This is a widespread intuitive argument, asserting that $\mathrm{card} ( \mathbb{Q})=\mathrm{card}( \mathbb{Q^c})$:
Between any two rational numbers there's an irrational one and vice versa. So $\mathrm{card} ( \mathbb{Q})=\mathrm{card}( \mathbb{Q^c})$.
How can one convince the learner that this argument is invalid?
It is natural to have such misconceptions, and it is also hard for someone else to help you get rid of them. You use the right concepts instead repeatedly so that after sometime your wrong intuition seems absurd to you. As von Neumann says "In mathematics, you don't understand things. You just get used to them." That is very true. I have been there.
To get an intuition of the possibility that an element of a strictly smaller set can be found between any two distinct elements of a larger set, it might be easier to consider different objects where the individual facts are easier to prove.
Consider the complete binary tree $2^{<\mathbb{N}}$ (all finite binary sequences), and the family $2^{\mathbb{N}}$ of all infinite binary sequences. Now consider the union of these sets, $2^{\leq \mathbb{N}}$, and describe a linear order on this set as follows: $$x \preceq y \; \Leftrightarrow \; \begin{cases} x\text{ is an initial segment of }y, \text{or} \\ x(i) < y(i), \text{ where }i \in \mathrm{dom}(x) \cap \mathrm{dom}(y)\text{ is least such that }x(i) \neq y(i). \end{cases}$$
So even though there are more infinite binary sequences (irrational numbers), between any two you can find a finite binary sequence (rational number).

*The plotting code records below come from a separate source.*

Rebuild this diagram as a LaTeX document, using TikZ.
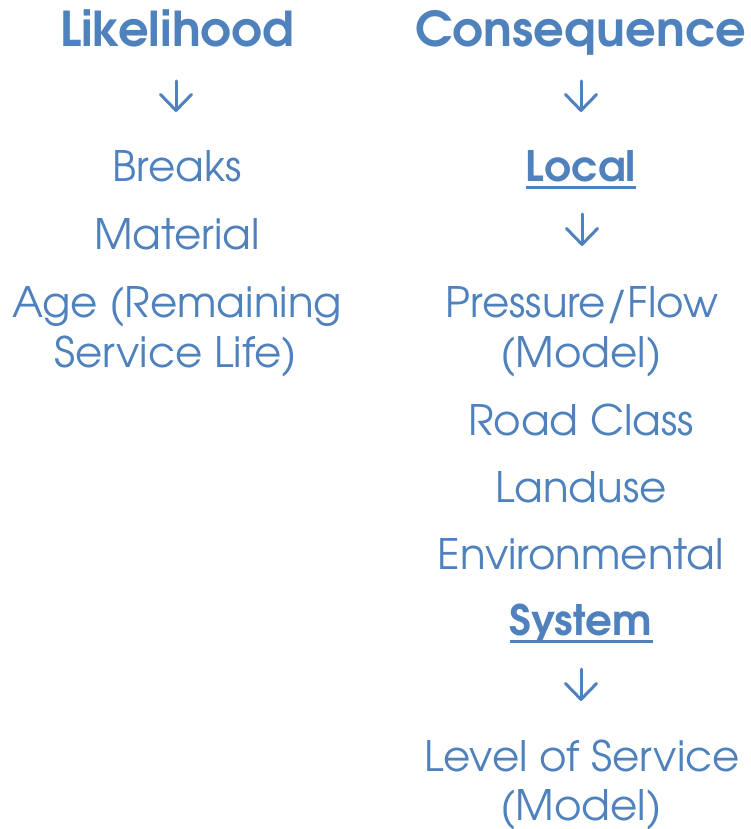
\documentclass[tikz,border=0pt]{standalone}
\usepackage{fontspec}
\setmainfont{TeX Gyre Adventor}
\usetikzlibrary{arrows.meta}
\definecolor{ink}{RGB}{79,129,189}
\begin{document}
\begin{tikzpicture}[x=1pt,y=-1pt,
  every node/.style={inner sep=0pt,anchor=base,text=ink},
  head/.style={font=\fontsize{48}{48}\selectfont\bfseries},
  sub/.style={font=\fontsize{42}{42}\selectfont\bfseries},
  item/.style={font=\fontsize{42}{42}\selectfont},
  arr/.style={draw=ink,line width=3pt,line cap=round,line join=round,
    -{Straight Barb[length=16pt,width=31pt,line cap=round,line join=round]}},
  ul/.style={draw=ink,line width=3.6pt}]
\useasboundingbox (0,0) rectangle (750,829);

% Likelihood column
\node[head] (like) at (177,47) {Likelihood};
\coordinate (l1a) at (176,81);
\coordinate (l1b) at (176,112);
\draw[arr] (l1a) -- (l1b);
\node[item] (breaks) at (177,182) {Breaks};
\node[item] (mat) at (177,249) {Material};
\node[item] (age1) at (177,317) {Age (Remaining};
\node[item] (age2) at (176,367) {Service Life)};

% Consequence column
\node[head] (cons) at (581,47) {Consequence};
\coordinate (c1a) at (581,81);
\coordinate (c1b) at (581,112);
\draw[arr] (c1a) -- (c1b);
\node[sub] (local) at (581,182) {Local};
\draw[ul] ([yshift=-5.5pt]local.base west) -- ([yshift=-5.5pt]local.base east);
\coordinate (c2a) at (582,214);
\coordinate (c2b) at (582,246);
\draw[arr] (c2a) -- (c2b);
\node[item] (pf1) at (582,317) {Pressure/Flow};
\node[item] (pf2) at (581,367) {(Model)};
\node[item] (road) at (581,435) {Road Class};
\node[item] (land) at (581,502) {Landuse};
\node[item] (env) at (581,569) {Environmental};
\node[sub] (sys) at (581,635) {System};
\draw[ul] ([yshift=-6.5pt]sys.base west) -- ([yshift=-6.5pt]sys.base east);
\coordinate (c3a) at (581,669);
\coordinate (c3b) at (581,701);
\draw[arr] (c3a) -- (c3b);
\node[item] (los1) at (582,771) {Level of Service};
\node[item] (los2) at (581,820) {(Model)};
\end{tikzpicture}
\end{document}
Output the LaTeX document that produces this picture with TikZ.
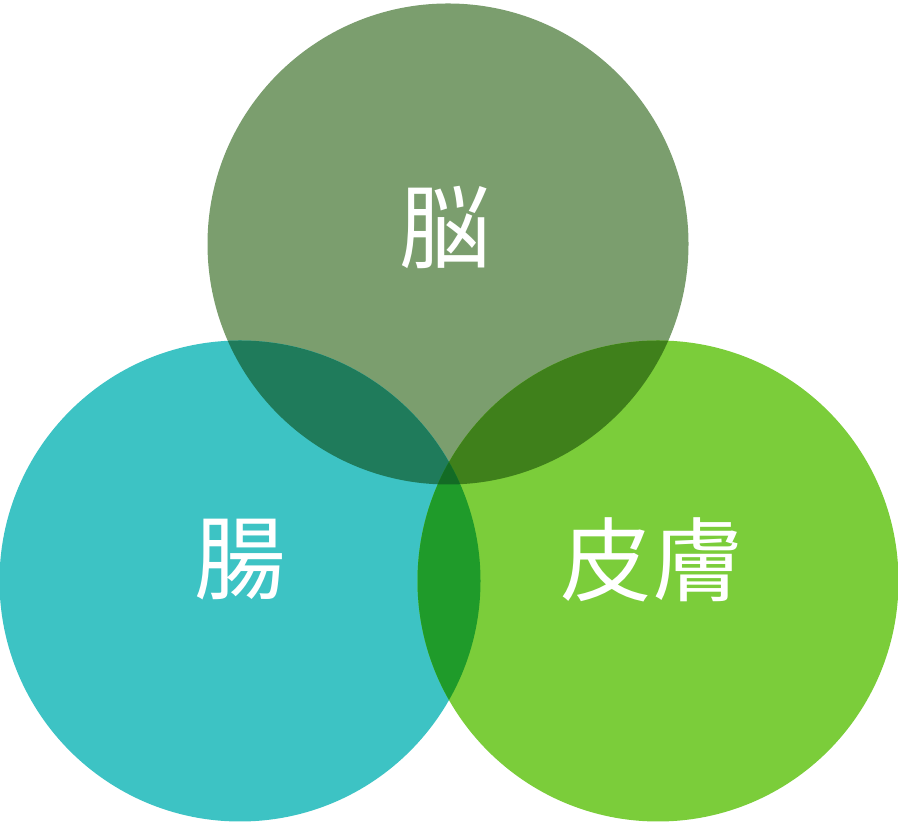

(Of course, in this example the opposite, seemingly easier, "betweenness" property is false: there is no infinite binary sequence between $\langle 0 \rangle$ and $\langle 0 , 0 \rangle$, for example.)
If the cardinality of the 2 sets was equal then there must exist a bijection between the 2 sets. I would suggest asking them to find such a bijection.
The other thing I would point out is that for the argument "Between any two rational numbers there's an irrational one and vice versa" to be valid it implies that there must be a cap on the number of irrational numbers between any two rational numbers. When I have talked to people about this I think this implicit assumption has caused people a lot of problems understanding the flaw in the argument. Specifically an injective function is not enough here but I think the troubles in understanding the flaw in the argument come from the distinction between an injective and bijective function here.
Here is an overkill, but it works.
Show that every countable dense linear orders without endpoints is isomorphic to $\Bbb Q$. This can be done using just regular induction going back-and-forth between $\Bbb Q$ and the countable order.
Since $\Bbb R$ satisfies the completeness axiom, it cannot possibly be isomorphic to $\Bbb Q$, and therefore uncountable.
Finally, the union of two countable sets is countable, and so $\Bbb{R\setminus Q}$ is uncountable.
One can point out that this fails because given $q_1<q_2$ from $\Bbb Q$ and an irrational number $x$ between them, there is some rational numbers $p_1<p_2$ such that $q_1<p_1<x<p_2<q_2$. So what would be the rational value we assign to $x$?
Also, and perhaps more importantly, it is imperative to tell new students that their intuition sucks and severely underdeveloped.
This can be, and should be, a great reason for forcing them to work step by step from the definitions. Not to rely on intuition that they don't have.
After a few weeks, solving exercises and reading theorems, a good student will develop some intuition, weak students won't. If that has happened, then one can present the statement again and ask for the intuitive reason. It's unlikely to be given, but strong students might recognize that there are too many irrational numbers between two rational numbers, so we can't assign them like that.
And yeah, such counterintuitive results are to be very much expected when you are dealing with infinity. You'll see many such examples in due course. For now you just have think that there is no bijection between rationals and irrationals. The proof is standard.